-- start --

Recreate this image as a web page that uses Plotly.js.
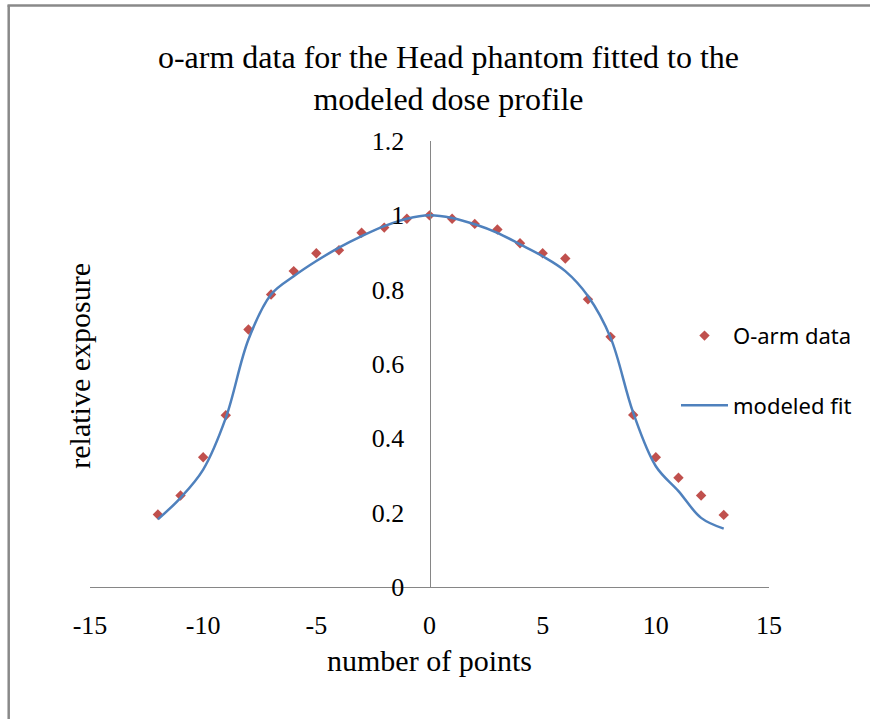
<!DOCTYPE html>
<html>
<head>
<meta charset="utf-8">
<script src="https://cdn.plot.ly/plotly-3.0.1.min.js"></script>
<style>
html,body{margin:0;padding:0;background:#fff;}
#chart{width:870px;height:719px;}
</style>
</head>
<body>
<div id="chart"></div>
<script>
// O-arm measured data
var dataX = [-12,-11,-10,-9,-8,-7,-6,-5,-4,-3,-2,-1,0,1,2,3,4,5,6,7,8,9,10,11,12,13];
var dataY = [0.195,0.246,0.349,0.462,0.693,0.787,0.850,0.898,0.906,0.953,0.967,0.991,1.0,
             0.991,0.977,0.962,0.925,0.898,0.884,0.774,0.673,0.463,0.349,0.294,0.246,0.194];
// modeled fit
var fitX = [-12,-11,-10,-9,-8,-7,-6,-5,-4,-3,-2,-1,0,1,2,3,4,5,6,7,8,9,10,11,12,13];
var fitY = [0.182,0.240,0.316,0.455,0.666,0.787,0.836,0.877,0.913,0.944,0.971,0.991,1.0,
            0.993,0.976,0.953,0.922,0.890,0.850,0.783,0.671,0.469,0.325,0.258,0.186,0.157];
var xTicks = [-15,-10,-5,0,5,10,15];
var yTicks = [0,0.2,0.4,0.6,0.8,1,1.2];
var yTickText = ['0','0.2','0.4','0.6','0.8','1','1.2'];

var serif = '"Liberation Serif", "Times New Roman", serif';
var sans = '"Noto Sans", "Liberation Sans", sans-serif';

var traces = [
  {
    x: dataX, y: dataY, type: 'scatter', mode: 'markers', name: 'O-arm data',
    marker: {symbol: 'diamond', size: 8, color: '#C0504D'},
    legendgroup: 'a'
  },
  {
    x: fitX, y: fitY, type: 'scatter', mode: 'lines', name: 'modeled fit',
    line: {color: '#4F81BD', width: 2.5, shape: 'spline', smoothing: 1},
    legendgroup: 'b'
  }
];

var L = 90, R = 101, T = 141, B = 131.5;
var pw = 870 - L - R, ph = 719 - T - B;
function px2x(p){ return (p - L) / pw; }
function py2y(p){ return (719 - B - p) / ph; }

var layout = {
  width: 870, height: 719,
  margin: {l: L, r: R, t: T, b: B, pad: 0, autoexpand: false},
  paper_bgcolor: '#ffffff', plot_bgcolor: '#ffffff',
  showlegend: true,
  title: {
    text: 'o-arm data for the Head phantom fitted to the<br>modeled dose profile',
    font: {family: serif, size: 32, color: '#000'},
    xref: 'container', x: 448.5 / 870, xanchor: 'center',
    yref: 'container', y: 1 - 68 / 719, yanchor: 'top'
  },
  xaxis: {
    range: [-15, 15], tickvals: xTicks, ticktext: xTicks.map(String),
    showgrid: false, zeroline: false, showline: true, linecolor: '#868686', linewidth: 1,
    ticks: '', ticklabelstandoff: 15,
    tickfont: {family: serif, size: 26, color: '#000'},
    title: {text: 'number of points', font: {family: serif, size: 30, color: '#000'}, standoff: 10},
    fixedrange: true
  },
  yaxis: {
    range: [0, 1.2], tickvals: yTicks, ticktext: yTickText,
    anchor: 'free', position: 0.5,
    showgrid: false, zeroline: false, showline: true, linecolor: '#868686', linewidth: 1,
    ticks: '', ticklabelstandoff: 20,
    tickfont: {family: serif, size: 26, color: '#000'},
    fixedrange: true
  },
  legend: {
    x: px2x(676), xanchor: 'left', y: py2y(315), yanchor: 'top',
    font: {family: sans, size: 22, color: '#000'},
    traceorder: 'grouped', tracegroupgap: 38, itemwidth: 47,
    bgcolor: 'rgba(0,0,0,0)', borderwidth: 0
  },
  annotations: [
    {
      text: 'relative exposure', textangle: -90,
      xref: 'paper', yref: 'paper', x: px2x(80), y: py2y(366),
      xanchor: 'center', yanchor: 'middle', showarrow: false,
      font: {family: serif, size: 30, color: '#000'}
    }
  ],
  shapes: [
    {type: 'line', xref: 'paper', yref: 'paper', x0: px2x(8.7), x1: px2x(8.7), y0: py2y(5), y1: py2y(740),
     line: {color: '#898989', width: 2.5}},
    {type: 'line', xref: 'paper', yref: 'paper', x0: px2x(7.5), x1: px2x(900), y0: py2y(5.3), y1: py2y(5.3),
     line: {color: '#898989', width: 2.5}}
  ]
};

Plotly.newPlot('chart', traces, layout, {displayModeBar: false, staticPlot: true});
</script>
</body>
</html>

-- end --
-- start --

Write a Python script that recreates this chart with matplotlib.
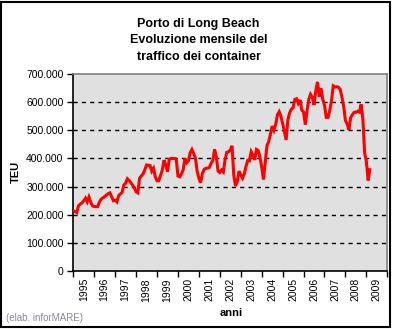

-- end --

To be done -
Whenever "this" turns up in a line, pick that line out.

Task output -
Recreate this image as a web page that uses Plotly.js.
Write a Python script that recreates this chart with matplotlib.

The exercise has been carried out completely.